(by E. Valencia, May 2014)
The script run_analysis.R creates 2 tidy datasets from the inertial data files.
To run this script, the 'UCI HAR Dataset' uncompressed folder should be at the same folder than the script.
The output are 2 new tidy datasets in independent tab-separated text files named 'dat.txt' and 'dat2.txt', corresponding to the datasets required in steps 4 and 5 of the project.

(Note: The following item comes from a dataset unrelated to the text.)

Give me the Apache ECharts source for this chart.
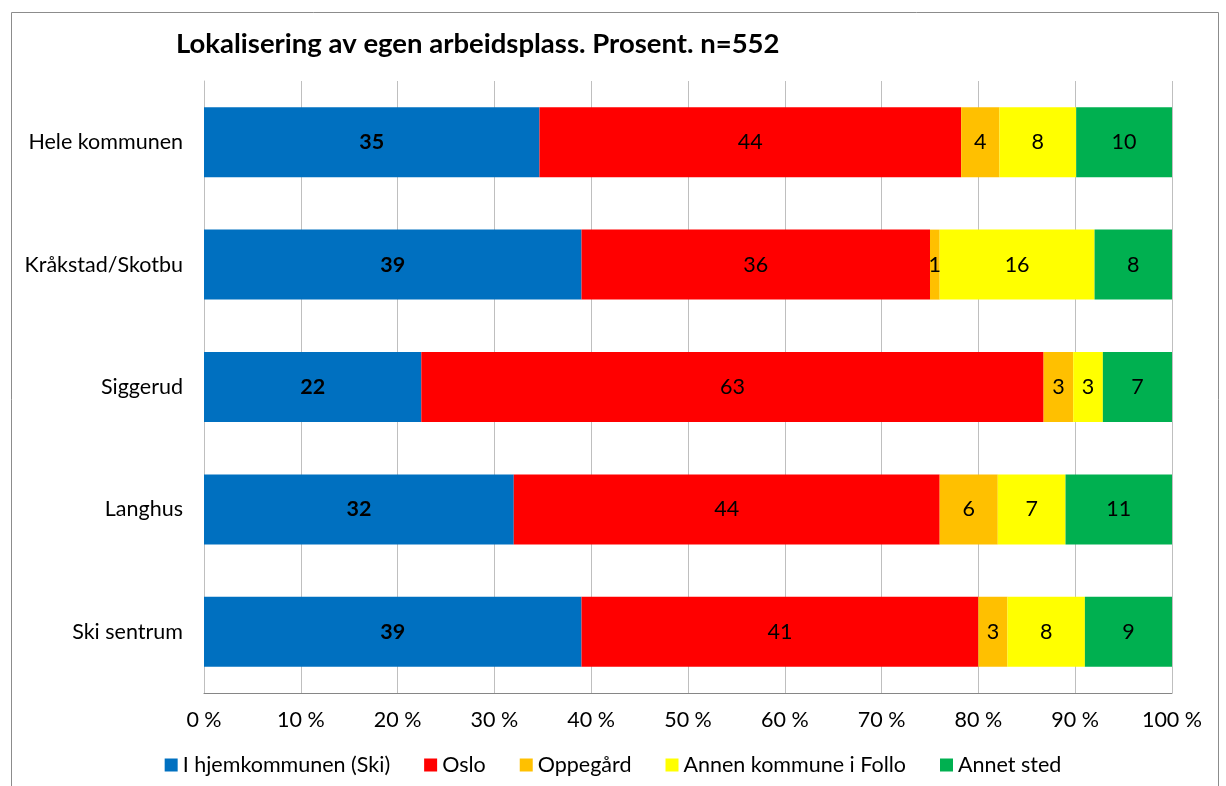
<!DOCTYPE html>
<html>
<head>
<meta charset="utf-8">
<script src="https://cdn.jsdelivr.net/npm/echarts@6/dist/echarts.min.js"></script>
<style>
html,body{margin:0;padding:0;background:#fff;}
#chart{width:1226px;height:786px;}
</style>
</head>
<body>
<div id="chart"></div>
<script>
const categories = ['Hele kommunen', 'Kråkstad/Skotbu', 'Siggerud', 'Langhus', 'Ski sentrum'];
const seriesNames = ['I hjemkommunen (Ski)', 'Oslo', 'Oppegård', 'Annen kommune i Follo', 'Annet sted'];
const hjemkommunen = [35, 39, 22, 32, 39];
const oslo = [44, 36, 63, 44, 41];
const oppegard = [4, 1, 3, 6, 3];
const annenFollo = [8, 16, 3, 7, 8];
const annetSted = [10, 8, 7, 11, 9];
const xTicks = [0, 10, 20, 30, 40, 50, 60, 70, 80, 90, 100];
const colors = ['#0070C0', '#FF0000', '#FFC000', '#FFFF00', '#00B050'];

const raw = [hjemkommunen, oslo, oppegard, annenFollo, annetSted];
const totals = categories.map((c, i) => raw.reduce((s, arr) => s + arr[i], 0));
const FONT = 'Lato, "Liberation Sans", sans-serif';
const FS = 21.5;

const chart = echarts.init(document.getElementById('chart'), null, {renderer: 'canvas'});
chart.setOption({
  animation: false,
  backgroundColor: '#fff',
  title: {
    text: 'Lokalisering av egen arbeidsplass. Prosent. n=552',
    left: 171, top: 25,
    textStyle: {fontFamily: FONT, fontSize: 27.5, fontWeight: 'bold', color: '#000'}
  },
  graphic: [{
    type: 'rect', shape: {x: 11.5, y: 12.5, width: 1207, height: 800},
    style: {fill: 'none', stroke: '#8c8c8c', lineWidth: 1}, silent: true, z: -1
  }],
  legend: {
    bottom: 5, left: 'center',
    itemWidth: 13, itemHeight: 13, itemGap: 34,
    icon: 'rect',
    textStyle: {fontFamily: FONT, fontSize: FS, color: '#000'},
    data: seriesNames
  },
  grid: {left: 204, right: 54, top: 81, bottom: 93, containLabel: false},
  xAxis: {
    type: 'value', min: xTicks[0], max: xTicks[xTicks.length - 1], interval: 10,
    axisLine: {show: true, lineStyle: {color: '#868686', width: 1}},
    axisTick: {show: false},
    splitLine: {show: true, lineStyle: {color: '#bfbfbf', width: 1}},
    axisLabel: {formatter: '{value} %', fontFamily: FONT, fontSize: FS, color: '#000', margin: 16}
  },
  yAxis: {
    type: 'category', inverse: true, data: categories,
    axisLine: {show: true, lineStyle: {color: '#bfbfbf'}},
    axisTick: {show: false},
    axisLabel: {fontFamily: FONT, fontSize: FS, color: '#000', margin: 21}
  },
  series: raw.map((arr, s) => ({
    name: seriesNames[s],
    type: 'bar',
    stack: 'total',
    barWidth: 70,
    itemStyle: {color: colors[s]},
    label: {
      show: true, position: 'inside',
      fontFamily: FONT, fontSize: FS, color: '#000',
      fontWeight: s === 0 ? 'bold' : 'normal',
      formatter: p => String(arr[p.dataIndex])
    },
    data: arr.map((v, i) => v / totals[i] * 100)
  }))
});
</script>
</body>
</html>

The script performs the following actions in order to get to the resulting datasets:
-
Read data files from test observations: X_test.txt (data), subject_test.txt (subject number for each measurement), and y_test.txt (activity number for each measurement).
-
Create a 'test' data frame by combining the three data pieces from the previous step.
-
Read data files from train observations: X_train.txt (data), subject_train.txt (subject number for each measurement), and y_train.txt (activity number for each measurement).
-
Create a 'train' data frame by combining the data pieces from the previous step.
-
Combine the train and test data frames into a singe data frame.
-
Read the 'features.txt' files to obtain the name of each measurement, and use them no name the data frame columns.
-
Keep only the columns that have 'mean()' or 'std()' in its name.
-
Read the 'activity_labels.txt' file, and replace the activity numbers by its logical name (i.e. text).
-
Write this first tidy dataset into a tab-separated text file named 'dat.txt'.
-
Split the data frame by activities and subjects.
-
Compute the average of each measurement (i.e. column) and combine the resulting rows into a data frame.
-
Write the final data frame into another tab-separated text file named 'dat2.txt'.